Art, Public Space, and a “Just Aesthetic”
My title, and especially the concept of a “Just Aesthetic”, is attributable to Alaka Wali, Curator of North American Anthropology and Director of Applied Cultural Research in the Environment, Culture and Conservation Division at Chicago’s Field Museum. Yesterday Dr. Wali spoke at the University of Denver on the topic of “Civic Aesthetic and Difference: The Circulation of Art in Chicago’s Public Spaces.” Dr. Wali described an existing tension between the sponsors of formal, “urban chic” art (such as found in The Loop) and those beyond the Loop who produce gritty, grass roots, “chaotically-local” art. The former is intended to “brand” Chicago as a global city. The latter is used by resident, mostly minority group citizens to mark space and assert their ethnic identity. Some forms of this local, chaotic art is tolerated by city officials, while other forms are not. What’s at stake, at the end of the day, is the city’s commitment to a ‘just aesthetic’ that gives people the freedom to make urban place as they see fit; i.e., their aesthetic right to the city.
The forces producing this aesthetic tension in Chicago are many, but among them is gentrification. This process has dispersed ethnic peoples across the city and suburbs creating, in Dr. Wali’s words, a “patchwork of wealth and poverty.” Rather than lessening the salience of ethnicity in everyday life (as some might expect if people are being randomly dispersed across the city), this process has only increased it. The result is the intensified deployment by minority groups of several strategies aimed at asserting their space in the metropolis. Dr. Wali described these strategies as:
1. Aesthetic marking of difference: The use of visual culture, like murals, to mark space, e.g., those deployed by the Puerto Rican community in Humboldt Park.
2. Art-making in public spaces: The use of of public spaces like parking lots, parks, vacant lots, public libraries, and church basements as venues for activities like drumming circles, dance groups, community theatre, quilting clubs, etc.
3. Claiming space for informal economies: e.g., street performers, food trucks and carts, and vendors of other goods.
4. Performances of Resilience: activities that assert local cultural identity and pride, and public protests of the conditions that affect a neighborhood’s quality of life (crime, gentrification).
All of these strategies count among the tactics (perhaps most famously described as “weapons of the weak“) that disenfranchised, marginalized, and subaltern peoples have long used to assert power and resist majority-group domination. What’s compelling is Dr. Wali’s distinctive way of framing them. Dr. Wali has noticed an intensification of their use in the 15 years that she’s been living in Chicago. Some activities (like #2) enjoy very high rates of participation that cross-cut categories of age, occupation, and gender. Interethnic (or, intercultural) cross-cutting is still elusive, however. As noted above, some of this informal art-making is tolerated by civic authorities while other forms are thwarted by official interventions such as the levying of licensing fees to sell street food and other goods, and the denial of parade permits. Certainly, there is little to no official effort to support local art-making in ways that would reinforce the distinctly urban cultural character of individual neighborhoods. My question to Dr. Wali in the Q&A session about whether there was any relationship between local artists and Occupy Chicago activists was treated as a good one that couldn’t be answered—perhaps indicating yet another missed opportunity for that movement to join with others to realize its insurgent goals.

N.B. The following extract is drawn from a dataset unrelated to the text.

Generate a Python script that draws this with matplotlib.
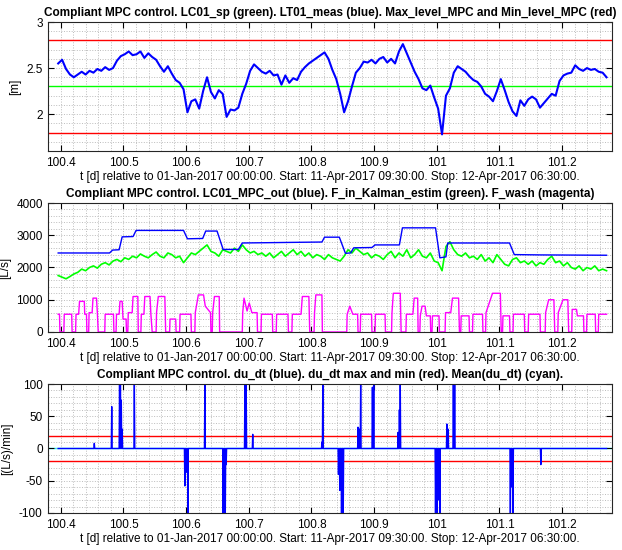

At best, the local art-makers have attracted the attention of civic authorities. The new 2012 Chicago Cultural Plan (scheduled for fall release) aims to “identify opportunities for arts and cultural growth for the city.”` Input about ways to secure the cultural future of the city will be solicited from residents and stakeholders in Town Halls held in each of the city’s 50 wards. New art districts for mixed income areas is imagined. More opportunities may emerge if certain other enabling conditions can be put in place, such as greater diversity on the boards of the city’s cultural institutions. Until then a “just aesthetic” is likely to remain more a hope than a reality, in Chicago and elsewhere.